What you should do | Retype the whole listing below, character for character.
┌──
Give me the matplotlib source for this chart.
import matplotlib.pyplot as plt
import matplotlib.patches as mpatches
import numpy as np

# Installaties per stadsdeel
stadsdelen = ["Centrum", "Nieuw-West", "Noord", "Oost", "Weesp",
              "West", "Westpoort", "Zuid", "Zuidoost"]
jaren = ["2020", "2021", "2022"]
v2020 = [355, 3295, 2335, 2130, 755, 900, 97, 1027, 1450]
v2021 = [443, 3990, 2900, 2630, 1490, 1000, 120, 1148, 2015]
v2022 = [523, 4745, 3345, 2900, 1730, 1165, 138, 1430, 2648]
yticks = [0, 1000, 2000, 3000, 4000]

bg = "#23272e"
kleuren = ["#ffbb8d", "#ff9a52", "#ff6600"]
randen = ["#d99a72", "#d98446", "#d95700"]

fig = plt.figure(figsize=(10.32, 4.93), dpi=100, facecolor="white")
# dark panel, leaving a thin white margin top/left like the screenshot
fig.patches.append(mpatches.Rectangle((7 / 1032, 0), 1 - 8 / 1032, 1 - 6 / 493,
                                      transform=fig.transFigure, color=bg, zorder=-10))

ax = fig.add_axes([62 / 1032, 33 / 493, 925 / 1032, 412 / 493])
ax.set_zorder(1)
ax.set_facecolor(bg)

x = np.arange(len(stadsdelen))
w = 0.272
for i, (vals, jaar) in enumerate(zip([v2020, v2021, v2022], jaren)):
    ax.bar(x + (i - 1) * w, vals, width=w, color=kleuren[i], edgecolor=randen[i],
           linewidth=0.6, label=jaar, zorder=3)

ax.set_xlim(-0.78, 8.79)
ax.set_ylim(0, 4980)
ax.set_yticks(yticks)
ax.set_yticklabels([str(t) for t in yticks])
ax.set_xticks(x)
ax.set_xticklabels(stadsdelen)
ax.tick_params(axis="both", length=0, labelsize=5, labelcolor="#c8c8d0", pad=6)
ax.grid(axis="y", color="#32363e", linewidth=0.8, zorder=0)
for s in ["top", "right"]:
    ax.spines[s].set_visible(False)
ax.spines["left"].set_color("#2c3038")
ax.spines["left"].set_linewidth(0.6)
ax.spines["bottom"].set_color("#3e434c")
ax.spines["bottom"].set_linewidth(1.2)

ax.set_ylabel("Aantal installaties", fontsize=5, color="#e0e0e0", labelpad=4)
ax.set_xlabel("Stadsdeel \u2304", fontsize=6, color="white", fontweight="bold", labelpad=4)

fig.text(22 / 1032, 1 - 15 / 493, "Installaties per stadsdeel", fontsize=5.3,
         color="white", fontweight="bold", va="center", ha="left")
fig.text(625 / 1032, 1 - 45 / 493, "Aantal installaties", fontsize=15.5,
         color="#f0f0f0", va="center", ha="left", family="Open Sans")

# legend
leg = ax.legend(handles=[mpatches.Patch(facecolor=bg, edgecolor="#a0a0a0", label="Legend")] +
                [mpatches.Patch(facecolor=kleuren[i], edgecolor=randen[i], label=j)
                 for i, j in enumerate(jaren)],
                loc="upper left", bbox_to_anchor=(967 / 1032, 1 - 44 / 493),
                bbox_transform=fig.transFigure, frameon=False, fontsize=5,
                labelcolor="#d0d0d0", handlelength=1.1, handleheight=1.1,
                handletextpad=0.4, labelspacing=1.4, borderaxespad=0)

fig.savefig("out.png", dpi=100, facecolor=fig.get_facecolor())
└──
Exercise solution |
Give me the matplotlib source for this chart.
import matplotlib.pyplot as plt
import matplotlib.patches as mpatches
import numpy as np

# Installaties per stadsdeel
stadsdelen = ["Centrum", "Nieuw-West", "Noord", "Oost", "Weesp",
              "West", "Westpoort", "Zuid", "Zuidoost"]
jaren = ["2020", "2021", "2022"]
v2020 = [355, 3295, 2335, 2130, 755, 900, 97, 1027, 1450]
v2021 = [443, 3990, 2900, 2630, 1490, 1000, 120, 1148, 2015]
v2022 = [523, 4745, 3345, 2900, 1730, 1165, 138, 1430, 2648]
yticks = [0, 1000, 2000, 3000, 4000]

bg = "#23272e"
kleuren = ["#ffbb8d", "#ff9a52", "#ff6600"]
randen = ["#d99a72", "#d98446", "#d95700"]

fig = plt.figure(figsize=(10.32, 4.93), dpi=100, facecolor="white")
# dark panel, leaving a thin white margin top/left like the screenshot
fig.patches.append(mpatches.Rectangle((7 / 1032, 0), 1 - 8 / 1032, 1 - 6 / 493,
                                      transform=fig.transFigure, color=bg, zorder=-10))

ax = fig.add_axes([62 / 1032, 33 / 493, 925 / 1032, 412 / 493])
ax.set_zorder(1)
ax.set_facecolor(bg)

x = np.arange(len(stadsdelen))
w = 0.272
for i, (vals, jaar) in enumerate(zip([v2020, v2021, v2022], jaren)):
    ax.bar(x + (i - 1) * w, vals, width=w, color=kleuren[i], edgecolor=randen[i],
           linewidth=0.6, label=jaar, zorder=3)

ax.set_xlim(-0.78, 8.79)
ax.set_ylim(0, 4980)
ax.set_yticks(yticks)
ax.set_yticklabels([str(t) for t in yticks])
ax.set_xticks(x)
ax.set_xticklabels(stadsdelen)
ax.tick_params(axis="both", length=0, labelsize=5, labelcolor="#c8c8d0", pad=6)
ax.grid(axis="y", color="#32363e", linewidth=0.8, zorder=0)
for s in ["top", "right"]:
    ax.spines[s].set_visible(False)
ax.spines["left"].set_color("#2c3038")
ax.spines["left"].set_linewidth(0.6)
ax.spines["bottom"].set_color("#3e434c")
ax.spines["bottom"].set_linewidth(1.2)

ax.set_ylabel("Aantal installaties", fontsize=5, color="#e0e0e0", labelpad=4)
ax.set_xlabel("Stadsdeel \u2304", fontsize=6, color="white", fontweight="bold", labelpad=4)

fig.text(22 / 1032, 1 - 15 / 493, "Installaties per stadsdeel", fontsize=5.3,
         color="white", fontweight="bold", va="center", ha="left")
fig.text(625 / 1032, 1 - 45 / 493, "Aantal installaties", fontsize=15.5,
         color="#f0f0f0", va="center", ha="left", family="Open Sans")

# legend
leg = ax.legend(handles=[mpatches.Patch(facecolor=bg, edgecolor="#a0a0a0", label="Legend")] +
                [mpatches.Patch(facecolor=kleuren[i], edgecolor=randen[i], label=j)
                 for i, j in enumerate(jaren)],
                loc="upper left", bbox_to_anchor=(967 / 1032, 1 - 44 / 493),
                bbox_transform=fig.transFigure, frameon=False, fontsize=5,
                labelcolor="#d0d0d0", handlelength=1.1, handleheight=1.1,
                handletextpad=0.4, labelspacing=1.4, borderaxespad=0)

fig.savefig("out.png", dpi=100, facecolor=fig.get_facecolor())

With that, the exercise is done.